Customer experience fact - 71% of consumers have ended their relationship with a company due to poor customer service Source KISSMetricsMake memorable post-purchase moments.
For instance, take a look at your onboarding materials, like “Thank You” pages and auto-generated emails when a customer creates an account on your site. Do they just say Thank You, or do they invite further opportunities to engage with your brand, tips for using your product or service, or incentives like coupons or discount codes? Any touchpoint that can be automated can also be enhanced to build the relationship.

Be helpful, even when there isn’t a problem.
Periodically check in with your customer to ask how things are going and if they have any questions. There could easily be something confusing or bothering them that they either don’t think is a big enough deal to bother you with, or haven’t gotten around to contacting you about yet. Here again, automation can help: reminders, thank-you’s, and Frequently Asked Questions guides can be scheduled at intervals in advance.

Pay attention to the details.
Nothing makes a customer raise an eyebrow like businesses that can talk about their product till the cows come home, yet don’t seem to understand its actual role in day-to-day life, as if they’ve never used it themselves. Imagine how your customer uses or experiences your product or service at home, after hours – not just the obvious, as-prescribed applications, but how it is related to their overall life and priorities.  

Leverage your social & direct marketing channels.
This may be the only area where the acquisition/retention formula gets turned on its head: acquiring followers and subscribers is cheap, but engaging them is where the real effort comes in. Not only do customers treat social media and emails as additional customer service channels (and expect you to meet them there), they assume they will get something in return for following you, such as exclusive offers, informative videos and graphics, or even shareable entertainment.

Listen to the Voice of the Customer.
You had to know this was coming, right? At CSP, we believe that Voice of the Customer tools and measurements are the lifeblood of a healthy customer experience. Relationships, after all, work both ways, so successful customer relationship management means handing the microphone over to the customer to make sure they have their chance to tell you what is working for them and what’s getting in their way.

The Takeaway

Customer experience that treats the sale as the endpoint is an unclosed circle: all the brand equity, sentiment, and trust you nurtured to encourage the sale, are liable to leak out through this gap. Selling to existing customers is easier than converting new ones. It is worth your while to envision the customer journey as a lifetime relationship, not a finite transaction.

When It Comes to Customer Loyalty, Think Little

February 11, 2015

customer loyalty measurementIt’s a customer experience manager’s job to keep an eye on the big picture of satisfaction: the various programs in place, the ever-updating customer data and information, and the overall strategies to attract and retain customer loyalty.

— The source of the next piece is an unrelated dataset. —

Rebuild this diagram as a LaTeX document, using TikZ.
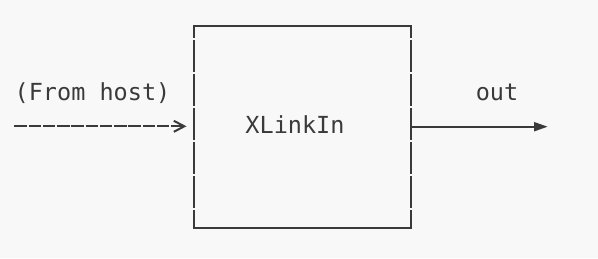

But when any given customer walks through your doors, calls up your customer service, or engages with you online, what they’ll notice is all the little things your business does to make the customer experience better.

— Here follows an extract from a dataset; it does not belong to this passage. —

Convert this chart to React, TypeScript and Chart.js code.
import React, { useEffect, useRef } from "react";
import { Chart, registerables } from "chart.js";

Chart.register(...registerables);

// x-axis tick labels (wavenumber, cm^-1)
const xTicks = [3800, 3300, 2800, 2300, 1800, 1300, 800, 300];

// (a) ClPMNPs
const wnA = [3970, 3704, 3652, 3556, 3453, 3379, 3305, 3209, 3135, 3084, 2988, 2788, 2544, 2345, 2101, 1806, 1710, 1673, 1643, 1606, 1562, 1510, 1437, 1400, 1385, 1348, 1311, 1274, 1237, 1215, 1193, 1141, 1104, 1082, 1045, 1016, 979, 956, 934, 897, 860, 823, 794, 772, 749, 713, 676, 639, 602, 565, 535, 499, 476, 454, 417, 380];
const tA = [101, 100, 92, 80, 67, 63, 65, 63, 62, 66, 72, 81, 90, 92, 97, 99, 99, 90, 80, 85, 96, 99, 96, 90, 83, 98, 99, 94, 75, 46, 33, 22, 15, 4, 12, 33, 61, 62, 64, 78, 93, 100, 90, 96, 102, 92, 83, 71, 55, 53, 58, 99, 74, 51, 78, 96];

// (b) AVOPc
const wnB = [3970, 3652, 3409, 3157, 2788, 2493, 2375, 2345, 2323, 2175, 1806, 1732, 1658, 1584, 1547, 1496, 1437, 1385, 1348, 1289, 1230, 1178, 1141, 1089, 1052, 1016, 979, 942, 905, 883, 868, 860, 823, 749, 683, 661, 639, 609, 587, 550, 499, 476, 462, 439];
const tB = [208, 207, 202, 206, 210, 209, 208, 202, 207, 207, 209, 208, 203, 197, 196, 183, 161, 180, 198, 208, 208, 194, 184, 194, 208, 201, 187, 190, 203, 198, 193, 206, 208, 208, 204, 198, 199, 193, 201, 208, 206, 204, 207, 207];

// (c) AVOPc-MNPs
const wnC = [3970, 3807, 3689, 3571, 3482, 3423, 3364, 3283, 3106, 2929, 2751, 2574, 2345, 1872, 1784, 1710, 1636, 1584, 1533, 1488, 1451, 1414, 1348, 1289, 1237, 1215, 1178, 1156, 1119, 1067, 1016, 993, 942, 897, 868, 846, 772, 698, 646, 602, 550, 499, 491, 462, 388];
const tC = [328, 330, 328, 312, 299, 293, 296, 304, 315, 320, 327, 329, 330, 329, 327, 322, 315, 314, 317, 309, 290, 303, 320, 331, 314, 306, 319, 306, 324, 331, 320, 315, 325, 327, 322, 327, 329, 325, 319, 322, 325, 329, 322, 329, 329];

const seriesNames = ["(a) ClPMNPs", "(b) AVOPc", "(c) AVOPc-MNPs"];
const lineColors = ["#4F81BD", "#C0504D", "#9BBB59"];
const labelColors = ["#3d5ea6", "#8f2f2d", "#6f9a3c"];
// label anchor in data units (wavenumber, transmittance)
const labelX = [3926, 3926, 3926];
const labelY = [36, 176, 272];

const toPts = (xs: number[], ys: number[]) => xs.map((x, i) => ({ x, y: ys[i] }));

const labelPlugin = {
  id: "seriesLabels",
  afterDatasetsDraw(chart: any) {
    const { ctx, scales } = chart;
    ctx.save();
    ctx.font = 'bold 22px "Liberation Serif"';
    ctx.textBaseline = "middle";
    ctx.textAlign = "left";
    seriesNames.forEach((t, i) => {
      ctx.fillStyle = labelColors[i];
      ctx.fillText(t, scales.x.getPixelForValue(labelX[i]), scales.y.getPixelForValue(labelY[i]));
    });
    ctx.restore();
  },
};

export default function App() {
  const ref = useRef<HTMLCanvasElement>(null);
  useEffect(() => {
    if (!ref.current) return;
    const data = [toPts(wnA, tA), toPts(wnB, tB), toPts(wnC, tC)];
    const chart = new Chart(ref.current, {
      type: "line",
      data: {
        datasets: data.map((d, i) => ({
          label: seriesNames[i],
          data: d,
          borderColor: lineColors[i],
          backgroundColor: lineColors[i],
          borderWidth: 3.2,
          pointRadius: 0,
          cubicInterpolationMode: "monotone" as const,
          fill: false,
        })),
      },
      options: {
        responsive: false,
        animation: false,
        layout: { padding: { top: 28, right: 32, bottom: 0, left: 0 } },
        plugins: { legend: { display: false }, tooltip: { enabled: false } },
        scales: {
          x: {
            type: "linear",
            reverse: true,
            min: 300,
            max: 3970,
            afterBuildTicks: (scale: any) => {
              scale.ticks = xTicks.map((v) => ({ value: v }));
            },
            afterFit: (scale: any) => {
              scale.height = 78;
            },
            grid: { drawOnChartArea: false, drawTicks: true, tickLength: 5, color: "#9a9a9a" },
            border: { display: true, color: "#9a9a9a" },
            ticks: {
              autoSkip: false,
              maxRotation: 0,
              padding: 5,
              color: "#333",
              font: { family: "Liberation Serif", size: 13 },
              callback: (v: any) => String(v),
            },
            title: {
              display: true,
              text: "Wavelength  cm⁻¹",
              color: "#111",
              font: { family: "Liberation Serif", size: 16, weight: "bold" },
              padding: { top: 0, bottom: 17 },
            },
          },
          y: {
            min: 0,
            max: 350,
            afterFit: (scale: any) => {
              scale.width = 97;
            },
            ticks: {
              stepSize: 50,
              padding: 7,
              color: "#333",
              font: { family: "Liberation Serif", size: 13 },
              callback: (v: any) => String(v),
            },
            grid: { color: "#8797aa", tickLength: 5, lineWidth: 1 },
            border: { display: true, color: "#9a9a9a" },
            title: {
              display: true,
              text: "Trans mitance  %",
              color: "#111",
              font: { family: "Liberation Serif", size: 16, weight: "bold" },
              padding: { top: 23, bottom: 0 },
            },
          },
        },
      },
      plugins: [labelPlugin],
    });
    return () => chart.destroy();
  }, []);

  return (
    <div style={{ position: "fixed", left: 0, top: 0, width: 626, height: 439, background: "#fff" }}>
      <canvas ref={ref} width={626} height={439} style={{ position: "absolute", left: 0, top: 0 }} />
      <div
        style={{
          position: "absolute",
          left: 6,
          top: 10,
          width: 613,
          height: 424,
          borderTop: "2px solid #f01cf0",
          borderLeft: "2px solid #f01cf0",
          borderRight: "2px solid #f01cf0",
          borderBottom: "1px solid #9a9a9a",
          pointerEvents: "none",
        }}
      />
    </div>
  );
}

And when those customers talk to their friends and family, they won’t be waxing poetic about strategy and data, or using words like attrition and retention. Instead, they’ll be highlighting all those little things they’ve noticed as compelling reasons to choose your business.

Think of it like this: you can buy your spouse the most expensive gifts, lavish them with compliments, and profess your undying love with a big romantic gesture, but it’s the little day-to-day effort and attention that keep the romance alive and serve as proof of how much you value them.

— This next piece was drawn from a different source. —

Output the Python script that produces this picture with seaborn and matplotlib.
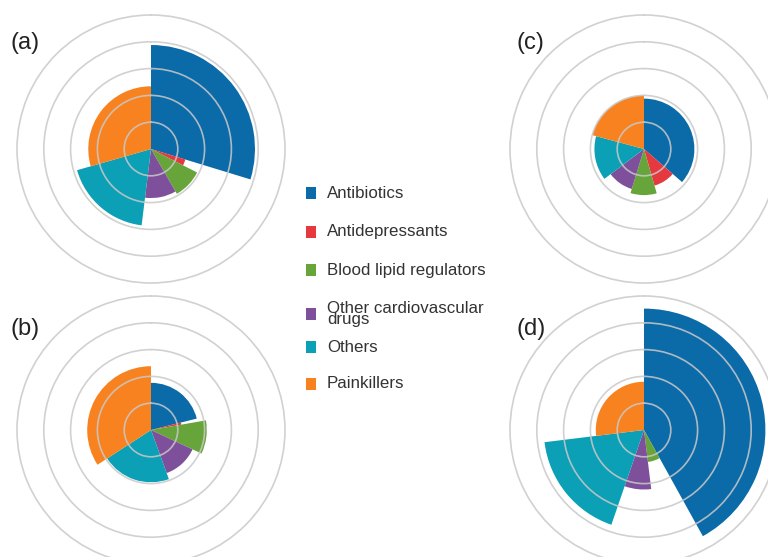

You can probably think of a few little things your preferred businesses and brands have done to earn your repeat business. Here are some examples of small but significant actions your business and staff can take to drive customer loyalty:

  • Adopt an attentive attitude.
    It doesn’t matter how stressed, fatigued, bored, or otherwise distracted a customer service representative may be – a genuinely friendly greeting and undivided attention go a long way in making the customer feel valued. If the rep has to interact with a computer or device to provide service, eye contact becomes even more important to reassuring the customer that they have your attention. No customer likes being made to feel like an inconvenience.
  • Be prompt and personal.
    Customer service requests come in from all directions – in-person, by phone, by e-mail, by web form or chat service, and even via social media. Customers expect you to reply promptly on all of these channels. An automatically-generated “We have received your request and will get back to you shortly” message is the digital equivalent of being put on hold, but even that is better than a customer sending an email into a black hole “[email protected]” inbox and never getting a reply.
  • whale-311478_640Surprise them.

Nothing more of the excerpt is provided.